## GOAL OF THE EXERCISE
Pictures stay out of this copy; please retype only the lines from the start of the records through the line with "N_TEN_AF = [14.474, 14.474, 424]".

## Records with drawing code
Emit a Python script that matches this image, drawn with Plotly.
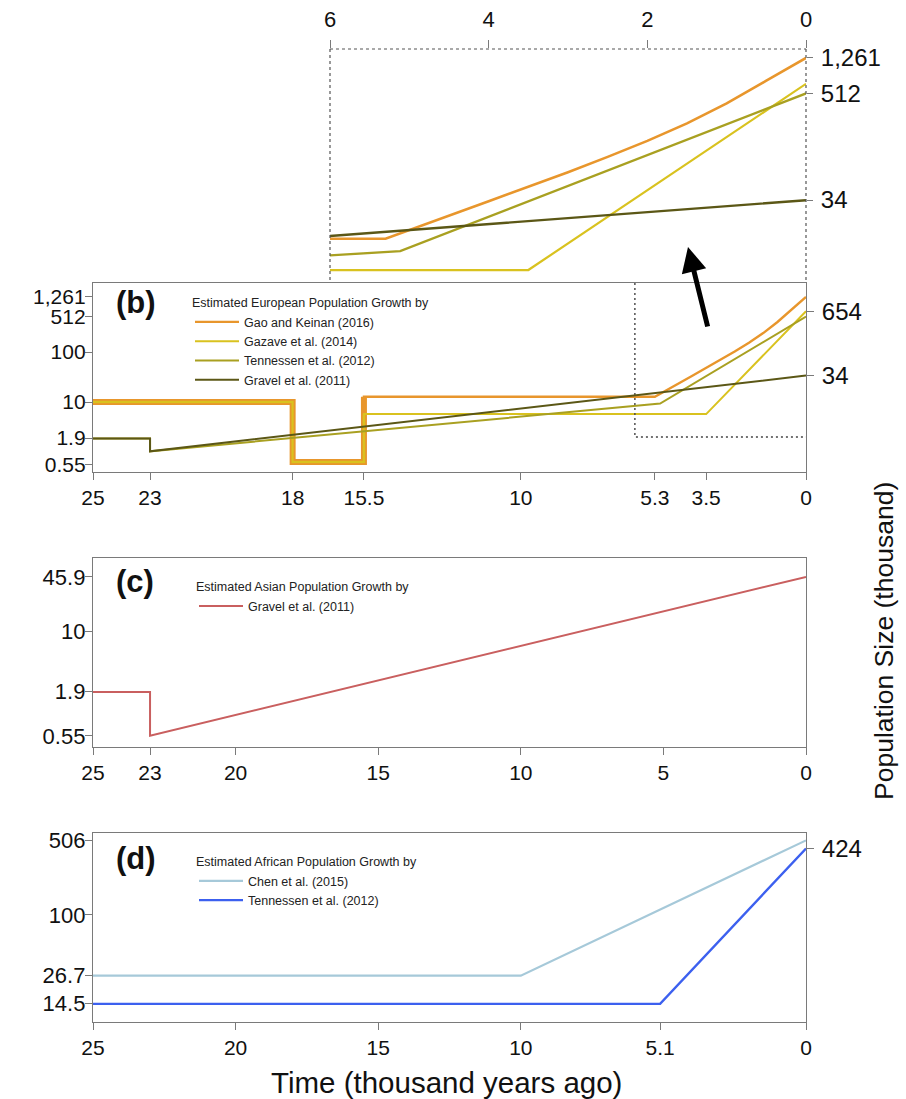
import plotly.graph_objects as go

W, H = 906, 1099
FONT = "Liberation Sans, Arial, sans-serif"

# ---------------- data (time in thousand years ago, size in thousand) -------------
# (b) European
T_GAO = [25, 18, 18, 15.5, 15.5, 5.3, 4, 3, 2.5, 2, 1.5, 1, 0.5, 0]
N_GAO = [10, 10, 0.63, 0.63, 12.7, 12.7, 33, 69, 102, 153, 239, 398, 708, 1261]
T_GAZ = [25, 18, 18, 15.5, 15.5, 3.5, 0]
N_GAZ = [10, 10, 0.63, 0.63, 5.73, 5.73, 654]
T_TEN_EU = [25, 23, 23, 5.115, 0]
N_TEN_EU = [1.861, 1.861, 1.032, 9.279, 512]
T_GRV_EU = [25, 23, 23, 0]
N_GRV_EU = [1.861, 1.861, 1.032, 33.8]
# (c) Asian
T_GRV_AS = [25, 23, 23, 0]
N_GRV_AS = [1.861, 1.861, 0.554, 45.9]
# (d) African
T_CHEN = [25, 10, 0]
N_CHEN = [26.7, 26.7, 506]
T_TEN_AF = [25, 5.115, 0]
N_TEN_AF = [14.474, 14.474, 424]

# tick labels
B_XTICKS = [25, 23, 18, 15.5, 10, 5.3, 3.5, 0]
B_XTEXT = ["25", "23", "18", "15.5", "10", "5.3", "3.5", "0"]
B_YTICKS = [1261, 512, 100, 10, 1.9, 0.55]
B_YTEXT = ["1,261", "512", "100", "10", "1.9", "0.55"]
B_YRIGHT = [654, 34]
B_YRIGHT_TEXT = ["654", "34"]
INSET_XTICKS = [6, 4, 2, 0]
INSET_YTICKS = [1261, 512, 34]
INSET_YTEXT = ["1,261", "512", "34"]
C_XTICKS = [25, 23, 20, 15, 10, 5, 0]
C_YTICKS = [45.9, 10, 1.9, 0.55]
C_YTEXT = ["45.9", "10", "1.9", "0.55"]
D_XTICKS = [25, 20, 15, 10, 5.115, 0]
D_XTEXT = ["25", "20", "15", "10", "5.1", "0"]
D_YTICKS = [506, 100, 26.7, 14.5]
D_YTEXT = ["506", "100", "26.7", "14.5"]
D_YRIGHT = [424]
D_YRIGHT_TEXT = ["424"]
ZOOM_BOX_T = [6, 6, 0]
ZOOM_BOX_N = [10 ** 3.38, 2, 2]

C_GAO = "#e8962c"
C_GAZ = "#d9c21f"
C_TEN = "#a9a021"
C_GRV = "#5b5716"
C_ASIA = "#c95f5f"
C_CHEN = "#a6c9d9"
C_TENAF = "#3c60ef"


def px(x):
    return x / W


def py(y):
    return 1 - y / H


fig = go.Figure()


def line(x, y, color, width, name=None, xa="x", ya="y", legend=None, show=False):
    fig.add_trace(go.Scatter(
        x=x, y=y, mode="lines", name=name, xaxis=xa, yaxis=ya,
        line=dict(color=color, width=width), showlegend=show,
        legend=legend, hoverinfo="skip"))


# panel (b)  (y5 is the right-hand twin of y with the identical range)
line(T_GAO[:5], N_GAO[:5], C_GAO, 6)
line(T_GAZ[:5], N_GAZ[:5], C_GAZ, 2.6)
line(T_GAO, N_GAO, C_GAO, 2.4, "Gao and Keinan (2016)", legend="legend", show=True)
line(T_GAZ, N_GAZ, C_GAZ, 2, "Gazave et al. (2014)", legend="legend", show=True)
line(T_TEN_EU, N_TEN_EU, C_TEN, 2, "Tennessen et al. (2012)", legend="legend", show=True)
line(T_GRV_EU, N_GRV_EU, C_GRV, 2, "Gravel et al. (2011)", ya="y5", legend="legend",
     show=True)
fig.add_trace(go.Scatter(x=ZOOM_BOX_T, y=ZOOM_BOX_N, mode="lines", xaxis="x", yaxis="y",
                         line=dict(color="#444", width=1.4, dash="2px,3px"),
                         showlegend=False, hoverinfo="skip"))

# inset
line(T_GAO, N_GAO, C_GAO, 2.6, xa="x4", ya="y4")
line(T_GAZ, N_GAZ, C_GAZ, 2.2, xa="x4", ya="y4")
line(T_TEN_EU, N_TEN_EU, C_TEN, 2.4, xa="x4", ya="y4")
line(T_GRV_EU, N_GRV_EU, C_GRV, 2.4, xa="x4", ya="y4")

# panel (c)
line(T_GRV_AS, N_GRV_AS, C_ASIA, 2, "Gravel et al. (2011)", xa="x2", ya="y2",
     legend="legend2", show=True)

# panel (d)  (y6 is the right-hand twin of y3 with the identical range)
line(T_CHEN, N_CHEN, C_CHEN, 2.2, "Chen et al. (2015)", xa="x3", ya="y3",
     legend="legend3", show=True)
line(T_TEN_AF, N_TEN_AF, C_TENAF, 2.4, "Tennessen et al. (2012)", xa="x3", ya="y6",
     legend="legend3", show=True)

AX = dict(showgrid=False, zeroline=False, ticks="outside", ticklen=7, automargin=False,
          tickcolor="#7a7a7a", tickwidth=1.4, linecolor="#7a7a7a", linewidth=1.4,
          tickfont=dict(family=FONT, size=21, color="#111"))
XB = dict(AX, showline=True, mirror=True, range=[25, 0])
YB = dict(AX, showline=True, mirror=True, type="log", ticklabelstandoff=-5,
          tickfont=dict(family=FONT, size=22, color="#111"))
YR = dict(AX, showline=False, type="log", side="right", ticklabelstandoff=3,
          tickfont=dict(family=FONT, size=24, color="#111"))

dom_x = [px(93), px(806)]

LEG = dict(xanchor="left", yanchor="top", bgcolor="rgba(0,0,0,0)",
           font=dict(size=12.5, color="#222"), tracegroupgap=0, itemwidth=44)
LT = dict(size=12.5, color="#222")

fig.update_layout(
    width=W, height=H, margin=dict(l=0, r=0, t=0, b=0, autoexpand=False),
    paper_bgcolor="white", plot_bgcolor="white",
    font=dict(family=FONT, color="#111"),
    xaxis=dict(XB, domain=dom_x, anchor="y", tickvals=B_XTICKS, ticktext=B_XTEXT),
    yaxis=dict(YB, domain=[py(472), py(283)], anchor="x", range=[-0.4, 3.38],
               tickvals=B_YTICKS, ticktext=B_YTEXT,
               tickfont=dict(family=FONT, size=21, color="#111")),
    yaxis5=dict(YR, overlaying="y", anchor="x", range=[-0.4, 3.38],
                tickvals=B_YRIGHT, ticktext=B_YRIGHT_TEXT),
    xaxis2=dict(XB, domain=dom_x, anchor="y2", tickvals=C_XTICKS),
    yaxis2=dict(YB, domain=[py(747), py(558)], anchor="x2", range=[-0.394, 1.89],
                tickvals=C_YTICKS, ticktext=C_YTEXT),
    xaxis3=dict(XB, domain=dom_x, anchor="y3", tickvals=D_XTICKS, ticktext=D_XTEXT),
    yaxis3=dict(YB, domain=[py(1022), py(833)], anchor="x3", range=[0.989, 2.774],
                tickvals=D_YTICKS, ticktext=D_YTEXT),
    yaxis6=dict(YR, overlaying="y3", anchor="x3", range=[0.989, 2.774],
                tickvals=D_YRIGHT, ticktext=D_YRIGHT_TEXT),
    xaxis4=dict(AX, showline=False, domain=[px(330), px(806)], anchor="y4", side="top",
                range=[6, 0], tickvals=INSET_XTICKS, ticklen=8, ticklabelstandoff=4,
                tickfont=dict(family=FONT, size=22, color="#111")),
    yaxis4=dict(YR, domain=[py(280), py(49)], anchor="x4", range=[0.648, 3.2],
                tickvals=INSET_YTICKS, ticktext=INSET_YTEXT, ticklen=6),
    legend=dict(LEG, x=px(190), y=py(291),
                title=dict(text="Estimated European Population Growth by", font=LT)),
    legend2=dict(LEG, x=px(194), y=py(575),
                 title=dict(text="Estimated Asian Population Growth by", font=LT)),
    legend3=dict(LEG, x=px(194), y=py(850),
                 title=dict(text="Estimated African Population Growth by", font=LT)),
)

# dotted frame of the inset
for x0, y0, x1, y1 in [(0, 0, 0, 1), (0, 1, 1, 1), (1, 0, 1, 1)]:
    fig.add_shape(type="line", xref="x4 domain", yref="y4 domain",
                  x0=x0, y0=y0, x1=x1, y1=y1,
                  line=dict(color="#555", width=1.2, dash="3px,3px"))

ann = []
for lab, yy in [("(b)", 302), ("(c)", 581), ("(d)", 858)]:
    ann.append(dict(text="<b>%s</b>" % lab, x=px(114), y=py(yy), xref="paper", yref="paper",
                    xanchor="left", yanchor="middle", showarrow=False,
                    font=dict(family=FONT, size=31, color="#111")))
ann.append(dict(text="Time (thousand years ago)", x=px(446), y=py(1082), xref="paper",
                yref="paper", xanchor="center", yanchor="middle", showarrow=False,
                font=dict(family=FONT, size=29.5, color="#111")))
ann.append(dict(text="Population Size (thousand)", x=px(884), y=py(641), xref="paper",
                yref="paper", xanchor="center", yanchor="middle", showarrow=False,
                textangle=-90, font=dict(family=FONT, size=26.5, color="#111")))
ann.append(dict(text="", x=px(688), y=py(247), xref="paper", yref="paper",
                showarrow=True, ax=20, ay=81, arrowhead=2, arrowsize=1,
                arrowwidth=5, arrowcolor="black", standoff=0))
fig.update_layout(annotations=ann)

fig.write_html("out.html", config={"displayModeBar": False},
               post_script="document.body.style.margin='0px';"
                           "document.body.style.overflow='hidden';")
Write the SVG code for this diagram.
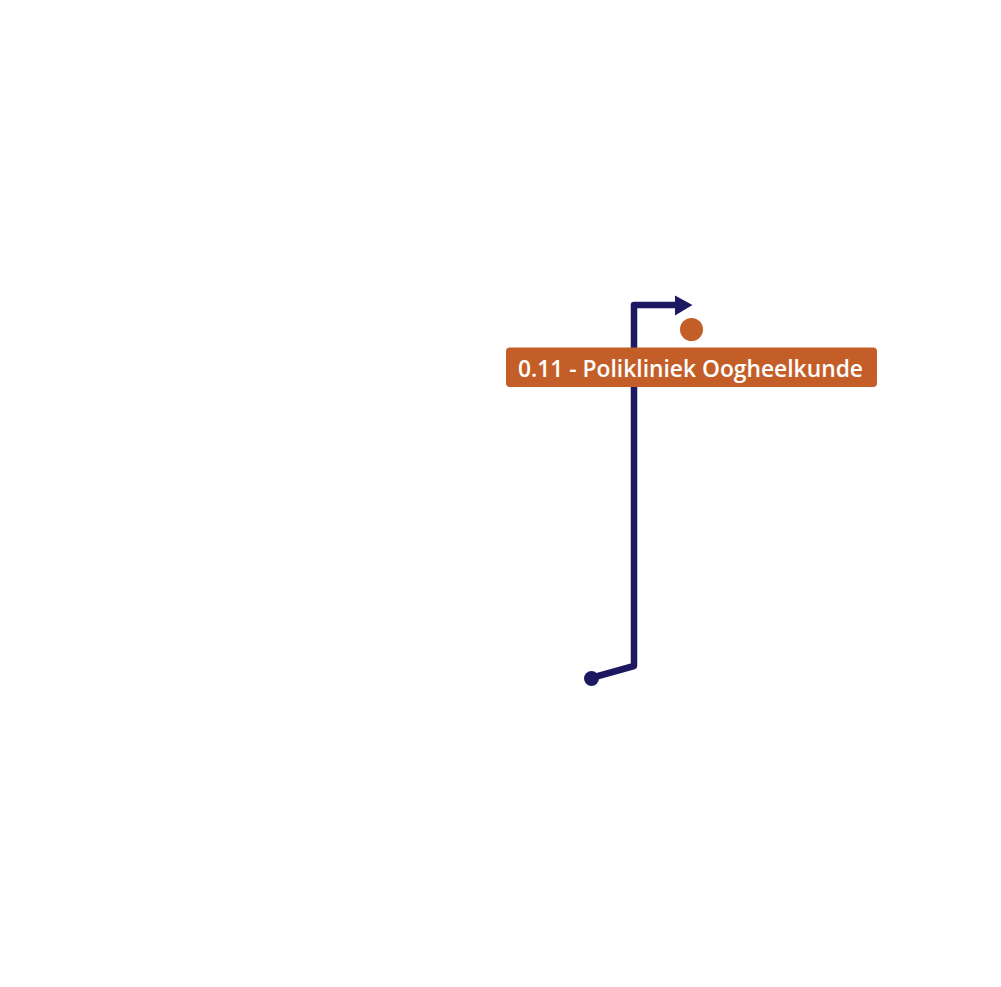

## SOLUTION TO THIS PROBLEM
Emit a Python script that matches this image, drawn with Plotly.
import plotly.graph_objects as go

W, H = 906, 1099
FONT = "Liberation Sans, Arial, sans-serif"

# ---------------- data (time in thousand years ago, size in thousand) -------------
# (b) European
T_GAO = [25, 18, 18, 15.5, 15.5, 5.3, 4, 3, 2.5, 2, 1.5, 1, 0.5, 0]
N_GAO = [10, 10, 0.63, 0.63, 12.7, 12.7, 33, 69, 102, 153, 239, 398, 708, 1261]
T_GAZ = [25, 18, 18, 15.5, 15.5, 3.5, 0]
N_GAZ = [10, 10, 0.63, 0.63, 5.73, 5.73, 654]
T_TEN_EU = [25, 23, 23, 5.115, 0]
N_TEN_EU = [1.861, 1.861, 1.032, 9.279, 512]
T_GRV_EU = [25, 23, 23, 0]
N_GRV_EU = [1.861, 1.861, 1.032, 33.8]
# (c) Asian
T_GRV_AS = [25, 23, 23, 0]
N_GRV_AS = [1.861, 1.861, 0.554, 45.9]
# (d) African
T_CHEN = [25, 10, 0]
N_CHEN = [26.7, 26.7, 506]
T_TEN_AF = [25, 5.115, 0]
N_TEN_AF = [14.474, 14.474, 424]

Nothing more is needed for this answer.